■ **WRITTEN INSTRUCTION**:
Starting at the first line of the listing below, repeat each line exactly until the line containing "(fBL) -- (fBR);", which you include. Leave out pictures.

■ **AVAILABLE DATA**:
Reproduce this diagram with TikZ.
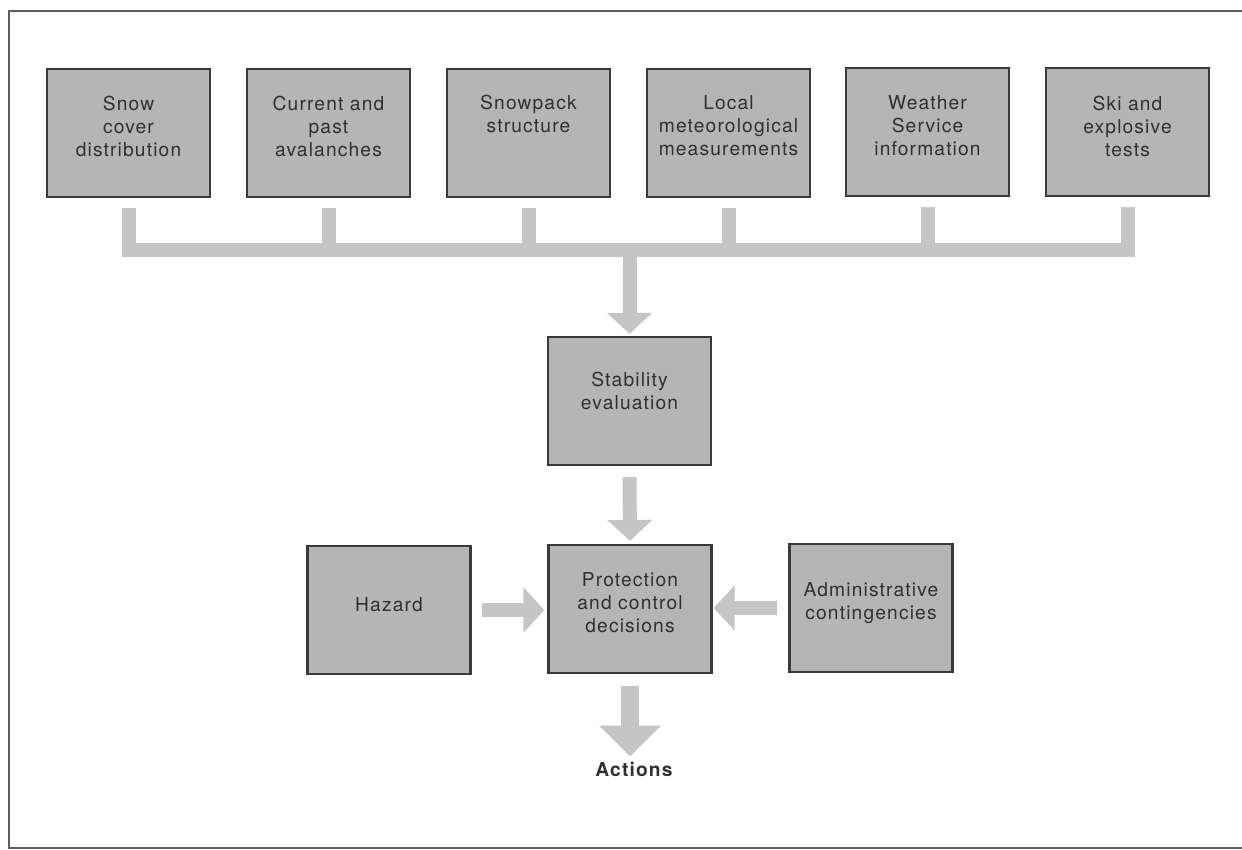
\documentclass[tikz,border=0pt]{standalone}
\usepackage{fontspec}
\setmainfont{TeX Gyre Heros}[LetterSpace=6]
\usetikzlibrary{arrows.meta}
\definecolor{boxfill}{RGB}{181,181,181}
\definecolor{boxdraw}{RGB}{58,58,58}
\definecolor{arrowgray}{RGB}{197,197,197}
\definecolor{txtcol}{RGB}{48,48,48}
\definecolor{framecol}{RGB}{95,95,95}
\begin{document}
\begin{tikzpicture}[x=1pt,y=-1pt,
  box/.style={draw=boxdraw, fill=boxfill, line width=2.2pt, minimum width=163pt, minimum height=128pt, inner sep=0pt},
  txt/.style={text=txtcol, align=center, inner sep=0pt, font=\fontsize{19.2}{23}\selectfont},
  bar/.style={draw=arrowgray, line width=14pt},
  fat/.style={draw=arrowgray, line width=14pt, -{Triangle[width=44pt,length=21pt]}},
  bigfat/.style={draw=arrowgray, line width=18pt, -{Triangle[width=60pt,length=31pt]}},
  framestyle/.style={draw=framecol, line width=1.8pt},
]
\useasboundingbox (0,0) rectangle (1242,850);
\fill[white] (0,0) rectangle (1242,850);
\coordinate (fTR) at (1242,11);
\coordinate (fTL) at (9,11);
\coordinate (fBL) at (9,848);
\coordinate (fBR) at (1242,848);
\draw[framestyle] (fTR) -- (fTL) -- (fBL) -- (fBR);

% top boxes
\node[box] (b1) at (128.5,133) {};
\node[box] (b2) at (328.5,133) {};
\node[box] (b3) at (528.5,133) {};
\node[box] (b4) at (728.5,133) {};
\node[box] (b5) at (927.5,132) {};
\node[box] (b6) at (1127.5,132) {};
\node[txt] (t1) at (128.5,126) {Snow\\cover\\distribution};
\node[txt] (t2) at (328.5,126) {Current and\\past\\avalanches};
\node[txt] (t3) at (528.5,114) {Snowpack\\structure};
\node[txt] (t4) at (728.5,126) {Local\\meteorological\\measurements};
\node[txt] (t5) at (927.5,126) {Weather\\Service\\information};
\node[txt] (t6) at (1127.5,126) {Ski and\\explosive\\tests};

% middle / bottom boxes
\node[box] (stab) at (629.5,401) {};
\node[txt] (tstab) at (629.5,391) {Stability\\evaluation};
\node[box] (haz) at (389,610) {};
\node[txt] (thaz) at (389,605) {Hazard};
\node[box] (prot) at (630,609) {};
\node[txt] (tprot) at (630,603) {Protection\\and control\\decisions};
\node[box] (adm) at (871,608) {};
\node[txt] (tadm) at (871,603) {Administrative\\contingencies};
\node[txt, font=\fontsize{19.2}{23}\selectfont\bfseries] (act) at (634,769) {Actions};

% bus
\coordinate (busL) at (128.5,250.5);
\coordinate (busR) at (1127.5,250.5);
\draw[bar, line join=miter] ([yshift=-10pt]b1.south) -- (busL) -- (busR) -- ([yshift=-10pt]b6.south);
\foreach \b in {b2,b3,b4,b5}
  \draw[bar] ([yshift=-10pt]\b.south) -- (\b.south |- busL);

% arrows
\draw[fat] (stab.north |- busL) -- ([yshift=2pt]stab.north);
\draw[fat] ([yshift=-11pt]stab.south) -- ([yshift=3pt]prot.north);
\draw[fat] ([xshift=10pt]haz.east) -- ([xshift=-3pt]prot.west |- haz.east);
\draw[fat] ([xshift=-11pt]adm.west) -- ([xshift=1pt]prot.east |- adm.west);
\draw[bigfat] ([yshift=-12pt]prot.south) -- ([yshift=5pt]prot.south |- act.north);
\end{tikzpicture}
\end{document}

■ **RESPONSE**:
Reproduce this diagram with TikZ.
\documentclass[tikz,border=0pt]{standalone}
\usepackage{fontspec}
\setmainfont{TeX Gyre Heros}[LetterSpace=6]
\usetikzlibrary{arrows.meta}
\definecolor{boxfill}{RGB}{181,181,181}
\definecolor{boxdraw}{RGB}{58,58,58}
\definecolor{arrowgray}{RGB}{197,197,197}
\definecolor{txtcol}{RGB}{48,48,48}
\definecolor{framecol}{RGB}{95,95,95}
\begin{document}
\begin{tikzpicture}[x=1pt,y=-1pt,
  box/.style={draw=boxdraw, fill=boxfill, line width=2.2pt, minimum width=163pt, minimum height=128pt, inner sep=0pt},
  txt/.style={text=txtcol, align=center, inner sep=0pt, font=\fontsize{19.2}{23}\selectfont},
  bar/.style={draw=arrowgray, line width=14pt},
  fat/.style={draw=arrowgray, line width=14pt, -{Triangle[width=44pt,length=21pt]}},
  bigfat/.style={draw=arrowgray, line width=18pt, -{Triangle[width=60pt,length=31pt]}},
  framestyle/.style={draw=framecol, line width=1.8pt},
]
\useasboundingbox (0,0) rectangle (1242,850);
\fill[white] (0,0) rectangle (1242,850);
\coordinate (fTR) at (1242,11);
\coordinate (fTL) at (9,11);
\coordinate (fBL) at (9,848);
\coordinate (fBR) at (1242,848);
\draw[framestyle] (fTR) -- (fTL) -- (fBL) -- (fBR);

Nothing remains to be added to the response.